Where I am going with this line of reasoning, is that we are paying real taxes on nominal profits. We are paying real money on taxes on phantom profits. The SP500 gained 66% since the year 2000 in nominal terms but in real terms, in terms of a stable currency, in terms of gold, the SP500 is negative by 65%. The investor who held the SP500 since the year 2000 would have paid Capital Gains Tax, some would have paid income tax, some paid estate duties on nominal profits, while they incurred losses in real terms.

This is the beauty of a fiat currency system. This illustrates the fantasy world of real taxes on illusionary profits. Under a fiat currency system a government can raise real taxes on honest people who did not make any real profits and nobody minds. We pay taxes, management fees and performance fees on losses in real terms. No wonder that honest, hardworking people are struggling to retire.

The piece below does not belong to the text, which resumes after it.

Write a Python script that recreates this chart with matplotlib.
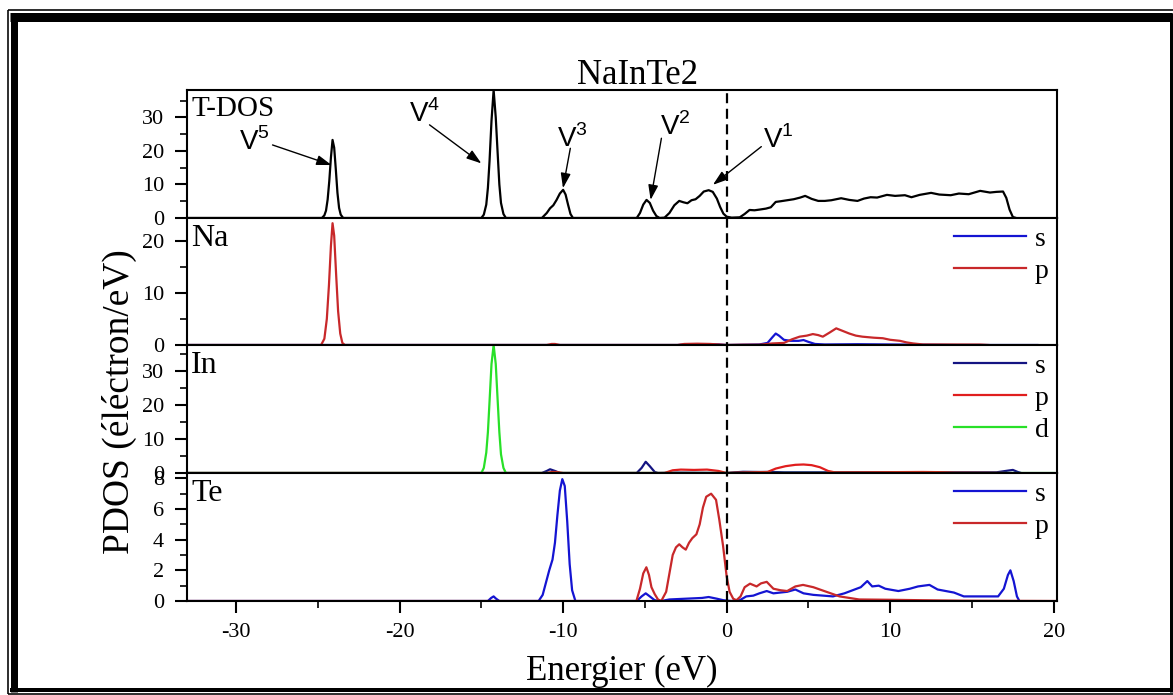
import numpy as np
import matplotlib
matplotlib.use('Agg')
import matplotlib.pyplot as plt
from matplotlib.lines import Line2D
from matplotlib import transforms

SERIF = ['Liberation Serif', 'DejaVu Serif']
SANS = ['Liberation Sans', 'DejaVu Sans']
plt.rcParams['font.family'] = SERIF
plt.rcParams['axes.unicode_minus'] = False

# ---------------- data (energy eV, DOS) ----------------
tdos = [(-33.0, 0), (-24.75, 0), (-24.6, 0.8), (-24.5, 2.2), (-24.4, 5.5), (-24.3, 11.0),
        (-24.2, 18.0), (-24.1, 23.3), (-24.0, 21.0), (-23.9, 14.5), (-23.8, 7.5),
        (-23.7, 3.0), (-23.6, 1.0), (-23.45, 0),
        (-15.0, 0), (-14.85, 1.0), (-14.7, 4.0), (-14.6, 9.0), (-14.5, 17.0), (-14.38, 29.0),
        (-14.25, 38.2), (-14.12, 30.0), (-14.0, 19.0), (-13.9, 10.0), (-13.8, 4.5),
        (-13.65, 1.2), (-13.5, 0),
        (-11.3, 0), (-11.0, 1.5), (-10.8, 2.9), (-10.6, 3.8), (-10.4, 5.4), (-10.2, 7.3),
        (-10.0, 8.4), (-9.85, 7.0), (-9.7, 4.0), (-9.55, 1.2), (-9.4, 0),
        (-5.5, 0), (-5.3, 1.5), (-5.1, 4.0), (-4.9, 5.4), (-4.7, 4.5), (-4.5, 2.2), (-4.3, 0.6),
        (-4.1, 0), (-3.8, 0.1), (-3.5, 1.5), (-3.2, 3.8), (-2.9, 5.1), (-2.65, 4.7), (-2.4, 4.4),
        (-2.15, 5.3), (-1.9, 5.6), (-1.65, 6.6), (-1.4, 7.9), (-1.1, 8.3), (-0.85, 7.8),
        (-0.6, 5.8), (-0.4, 3.3), (-0.2, 1.3), (0.0, 0.4), (0.3, 0.1), (0.8, 0.2), (1.1, 1.2),
        (1.4, 2.4), (1.7, 2.3), (2.0, 2.5), (2.4, 2.8), (2.7, 3.2), (3.0, 4.8), (3.3, 5.0),
        (3.7, 5.3), (4.1, 5.6), (4.5, 6.1), (4.8, 6.6), (5.2, 5.7), (5.6, 5.1), (6.0, 5.1),
        (6.4, 5.3), (7.0, 5.9), (7.5, 5.4), (8.0, 5.1), (8.4, 5.8), (8.8, 6.2), (9.2, 6.1),
        (9.8, 6.9), (10.3, 6.6), (10.9, 6.8), (11.3, 6.2), (11.8, 6.9), (12.5, 7.5), (13.0, 7.0),
        (13.7, 6.8), (14.2, 7.3), (14.8, 7.1), (15.5, 8.1), (16.1, 7.6), (16.5, 7.8), (16.9, 7.9),
        (17.1, 6.0), (17.3, 2.5), (17.5, 0.3), (17.7, 0)]

na_s = [(-33.0, 0), (-3.0, 0), (-2.5, 0.1), (-1.5, 0.15), (-0.5, 0.1), (0.0, 0), (1.0, 0.05),
        (2.0, 0.1), (2.5, 0.4), (2.8, 1.5), (3.0, 2.2), (3.2, 1.8), (3.5, 1.0), (3.9, 0.8),
        (4.4, 0.8), (4.7, 0.95), (5.0, 0.6), (5.4, 0.2), (6.0, 0.1), (8.0, 0.15), (10.0, 0.1),
        (12.0, 0.05), (14.0, 0), (19.0, 0)]
na_p = [(-33.0, 0), (-24.8, 0), (-24.6, 1.2), (-24.45, 5.0), (-24.32, 11.5), (-24.2, 19.0),
        (-24.1, 23.4), (-24.0, 21.0), (-23.88, 13.5), (-23.76, 6.5), (-23.63, 2.2), (-23.5, 0.4),
        (-23.35, 0), (-11.0, 0), (-10.7, 0.2), (-10.5, 0.2), (-10.2, 0), (-3.0, 0), (-2.6, 0.2),
        (-1.8, 0.25), (-1.0, 0.2), (-0.5, 0.1), (0.0, 0), (1.0, 0.05), (2.0, 0.05), (2.8, 0.3),
        (3.5, 0.4), (4.0, 1.1), (4.46, 1.6), (4.9, 1.8), (5.27, 2.1), (5.6, 1.9), (5.88, 1.6),
        (6.3, 2.4), (6.7, 3.2), (7.1, 2.7), (7.5, 2.2), (7.9, 1.8), (8.3, 1.6), (9.0, 1.4),
        (9.55, 1.3), (10.0, 1.0), (10.6, 0.8), (11.0, 0.5), (11.4, 0.3), (12.0, 0.1),
        (15.5, 0.08), (16.0, 0)]

in_s = [(-33.0, 0), (-11.3, 0), (-11.0, 0.6), (-10.8, 1.1), (-10.5, 0.6), (-10.2, 0),
        (-5.5, 0), (-5.2, 1.5), (-4.95, 3.3), (-4.7, 2.0), (-4.4, 0.3), (-4.2, 0), (-3.0, 0.1),
        (0.0, 0), (0.5, 0.2), (1.0, 0.35), (2.0, 0.3), (2.8, 0.3), (3.5, 0.2), (6.0, 0.2),
        (10.0, 0.25), (14.0, 0.2), (16.5, 0.2), (17.2, 0.7), (17.5, 0.9), (17.8, 0.3), (18.0, 0)]
in_p = [(-33.0, 0), (-11.0, 0), (-10.7, 0.3), (-10.4, 0.3), (-10.0, 0), (-3.8, 0), (-3.3, 0.8),
        (-2.8, 1.0), (-2.0, 0.9), (-1.2, 1.0), (-0.5, 0.6), (0.0, 0), (0.5, 0.1), (1.5, 0.2),
        (2.5, 0.3), (3.0, 1.3), (3.6, 2.0), (4.2, 2.4), (4.7, 2.5), (5.2, 2.3), (5.7, 1.7),
        (6.2, 0.6), (6.6, 0.2), (8.0, 0.2), (10.0, 0.25), (12.0, 0.3), (13.0, 0.25),
        (14.0, 0.1), (16.0, 0.05), (17.0, 0)]
in_d = [(-33.0, 0), (-15.0, 0), (-14.85, 1.5), (-14.7, 6.0), (-14.6, 12.0), (-14.5, 21.0),
        (-14.38, 32.0), (-14.25, 37.6), (-14.12, 32.0), (-14.0, 21.0), (-13.9, 12.0),
        (-13.8, 5.5), (-13.65, 1.5), (-13.5, 0), (20.0, 0)]

te_s = [(-33.0, 0), (-14.6, 0), (-14.4, 0.2), (-14.25, 0.3), (-14.1, 0.15), (-13.9, 0),
        (-11.5, 0), (-11.25, 0.4), (-11.05, 1.2), (-10.85, 2.0), (-10.65, 2.7), (-10.5, 3.8),
        (-10.35, 5.6), (-10.2, 7.2), (-10.05, 7.95), (-9.9, 7.5), (-9.75, 5.2), (-9.6, 2.4),
        (-9.45, 0.7), (-9.25, 0), (-5.5, 0), (-5.2, 0.3), (-4.95, 0.5), (-4.7, 0.3), (-4.4, 0.05),
        (-4.0, 0), (-3.5, 0.1), (-2.5, 0.15), (-1.5, 0.2), (-1.1, 0.26), (-0.6, 0.15),
        (-0.2, 0.05), (0.3, 0), (0.8, 0.05), (1.2, 0.3), (1.63, 0.35), (2.0, 0.5), (2.45, 0.65),
        (2.86, 0.5), (3.27, 0.55), (3.7, 0.6), (4.2, 0.75), (4.7, 0.5), (5.3, 0.4), (6.5, 0.3),
        (7.2, 0.5), (7.7, 0.7), (8.2, 0.9), (8.6, 1.3), (8.9, 0.95), (9.3, 1.0), (9.7, 0.8),
        (10.5, 0.65), (11.2, 0.8), (11.7, 0.95), (12.4, 1.05), (12.9, 0.75), (13.9, 0.55),
        (14.5, 0.3), (16.6, 0.3), (16.95, 0.8), (17.2, 1.7), (17.35, 2.0), (17.55, 1.3),
        (17.75, 0.3), (17.9, 0)]
te_p = [(-33.0, 0), (-5.52, 0), (-5.3, 0.8), (-5.1, 1.8), (-4.91, 2.2), (-4.75, 1.7),
        (-4.6, 0.9), (-4.4, 0.45), (-4.2, 0.1), (-4.0, 0), (-3.7, 0.6), (-3.5, 1.8),
        (-3.3, 3.0), (-3.1, 3.5), (-2.9, 3.7), (-2.7, 3.5), (-2.5, 3.35), (-2.3, 3.8),
        (-2.1, 4.1), (-1.85, 4.35), (-1.65, 5.0), (-1.45, 6.1), (-1.25, 6.8), (-0.95, 7.0),
        (-0.65, 6.6), (-0.45, 5.3), (-0.22, 3.6), (0.0, 1.6), (0.18, 0.6), (0.4, 0.15),
        (0.6, 0.05), (0.85, 0.3), (1.1, 0.9), (1.43, 1.13), (1.83, 0.95), (2.1, 1.15),
        (2.45, 1.25), (2.86, 0.8), (3.3, 0.7), (3.7, 0.65), (4.2, 0.95), (4.67, 1.05),
        (5.3, 0.9), (6.1, 0.6), (6.9, 0.3), (8.1, 0.1), (10.0, 0.08), (12.0, 0.05),
        (14.5, 0.02), (20.2, 0)]

panel_names = ['T-DOS', 'Na', 'In', 'Te']
panel_ylim = [38.2, 24.4, 37.6, 8.35]
panel_yticks = [[0, 10, 20, 30], [0, 10, 20], [0, 10, 20, 30], [0, 2, 4, 6, 8]]
panel_minor = [5, 5, 5, 1]
xticks = [-30, -20, -10, 0, 10, 20]

# annotations: label, arrow tip (E, DOS), arrow start, text anchor (left, baseline)
ann_labels = ['V$^\\mathregular{5}$', 'V$^\\mathregular{4}$', 'V$^\\mathregular{3}$',
              'V$^\\mathregular{2}$', 'V$^\\mathregular{1}$']
ann_tip = [(-24.16, 15.8), (-15.0, 16.3), (-10.01, 8.9), (-4.65, 5.4), (-0.84, 9.9)]
ann_start = [(-27.77, 21.8), (-18.17, 27.8), (-9.56, 20.8), (-3.99, 23.8), (2.12, 21.3)]
ann_text = [(-29.8, 20.3), (-19.4, 28.7), (-10.4, 21.2), (-4.1, 24.8), (2.2, 20.9)]

C_BLUE = '#1414d2'
C_NAVY = '#141482'
C_RED = '#e01e1e'
C_DRED = '#c8282a'
C_GREEN = '#28e028'

# ---------------- figure ----------------
W, H = 1173, 695
fig = plt.figure(figsize=(W / 100, H / 100), dpi=100)

tops = [90, 218, 345, 473]
bots = [218, 345, 473, 601]
L, R = 187, 1057
axes = []
for t, b in zip(tops, bots):
    ax = fig.add_axes([L / W, 1 - b / H, (R - L) / W, (b - t) / H])
    axes.append(ax)

def arr(a):
    a = np.array(a, dtype=float)
    return a[:, 0], a[:, 1]

ax0, ax1, ax2, ax3 = axes
lw = 1.6
ax0.plot(*arr(tdos), color='black', lw=lw)
ax1.plot(*arr(na_s), color=C_BLUE, lw=lw, label='s')
ax1.plot(*arr(na_p), color=C_DRED, lw=lw, label='p')
ax2.plot(*arr(in_s), color=C_NAVY, lw=lw, label='s')
ax2.plot(*arr(in_p), color=C_RED, lw=lw, label='p')
ax2.plot(*arr(in_d), color=C_GREEN, lw=lw, label='d')
ax3.plot(*arr(te_s), color=C_BLUE, lw=lw, label='s')
ax3.plot(*arr(te_p), color=C_DRED, lw=lw, label='p')

for i, ax in enumerate(axes):
    ax.set_xlim(-33.0, 20.2)
    ax.set_ylim(0, panel_ylim[i])
    ax.set_yticks(panel_yticks[i])
    ax.yaxis.set_minor_locator(matplotlib.ticker.MultipleLocator(panel_minor[i]))
    ax.tick_params(axis='y', which='major', direction='out', length=8.5, width=1.5,
                   labelsize=16, pad=8)
    ax.tick_params(axis='y', which='minor', direction='out', length=5, width=1.2)
    for sp in ax.spines.values():
        sp.set_linewidth(1.5)
    ax.text(0.005, 0.95, panel_names[i], transform=ax.transAxes, ha='left', va='top',
            fontsize=21 if i == 0 else 23)
    if i < 3:
        ax.tick_params(axis='x', which='both', bottom=False, labelbottom=False)
    else:
        ax.set_xticks(xticks)
        ax.xaxis.set_minor_locator(matplotlib.ticker.MultipleLocator(5))
        ax.tick_params(axis='x', which='major', direction='out', length=8.5, width=1.5,
                       labelsize=16, pad=7)
        ax.tick_params(axis='x', which='minor', direction='out', length=5, width=1.2)
    if i > 0:
        leg = ax.legend(loc='upper right', bbox_to_anchor=(1.0, 1.0), frameon=False,
                        fontsize=20, handlelength=2.6, handletextpad=0.3,
                        labelspacing=0.24, borderaxespad=0.25, borderpad=0.05)

# Fermi level dashed line across all panels
blend = transforms.blended_transform_factory(ax3.transData, fig.transFigure)
fig.add_artist(Line2D([0, 0], [1 - 601 / H, 1 - 89 / H], transform=blend, color='black',
                      lw=1.6, linestyle=(0, (4.5, 2.5))))

# annotations
for lab, tip, st, tx in zip(ann_labels, ann_tip, ann_start, ann_text):
    ax0.annotate('', xy=tip, xytext=st,
                 arrowprops=dict(arrowstyle='-|>,head_length=0.9,head_width=0.3',
                                 color='black', lw=1.0, shrinkA=0, shrinkB=0))
    ax0.text(tx[0], tx[1], lab, fontsize=20, family=SANS, ha='left', va='baseline')

fig.text(638 / W, 1 - 84 / H, 'NaInTe2', fontsize=25, ha='center', va='baseline')
fig.text(622 / W, 1 - 680 / H, 'Energier (eV)', fontsize=25, ha='center', va='baseline')
fig.text(119 / W, 1 - 402 / H, 'PDOS (éléctron/eV)', fontsize=27, rotation=90,
         ha='center', va='center')

# page border (thin + thick)
def pline(x0, y0, x1, y1, wpx):
    fig.add_artist(Line2D([x0 / W, x1 / W], [1 - y0 / H, 1 - y1 / H],
                          transform=fig.transFigure, color='black', lw=wpx * 0.72,
                          solid_capstyle='butt'))

pline(7.5, 9.5, 1172.5, 9.5, 1.6)
pline(7.5, 9.5, 7.5, 694.3, 1.6)
pline(7.5, 694.3, 1172.5, 694.3, 1.6)
pline(10, 17.2, 1172, 17.2, 9)
pline(13.6, 13, 13.6, 692, 7)
pline(10, 690, 1172, 690, 4)
pline(1170.5, 13, 1170.5, 692, 3)

fig.savefig('out.png', dpi=100)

And then they say that people are no saving enough. Nobody can ever save enough to beat the taxes on real losses.

Sensei: you would need to factor in the S&P with dividends reinvested to compare returns over time. Also, I have noticed with gold bulls they pick their dates very selectively… why not compare gold 40years from 1980 to now :/

Or on your currency angle, imagine you were a Japanese investor and bought gold with Yen in 1970. Gold was very cheap say $50 but the Yen was 350 to the dollar versus about 100 now.

To each his own, but for me gold is not an investment as it has no yield, which is the essential definition of an investment. Looking at broad equities they always have a yield, something like 13X ten year earnings over long term.

Rarity? Imagine an asteroid storm hits earth and showers us with thousands of tonnes of pure gold. What would happen to currencies tied to gold? The bitcoin crowd also thought rarity had value! Look at it another way : being seduced by three gorgeous Swedish girls on an airplane is very very very rare – it does not make it very valuable.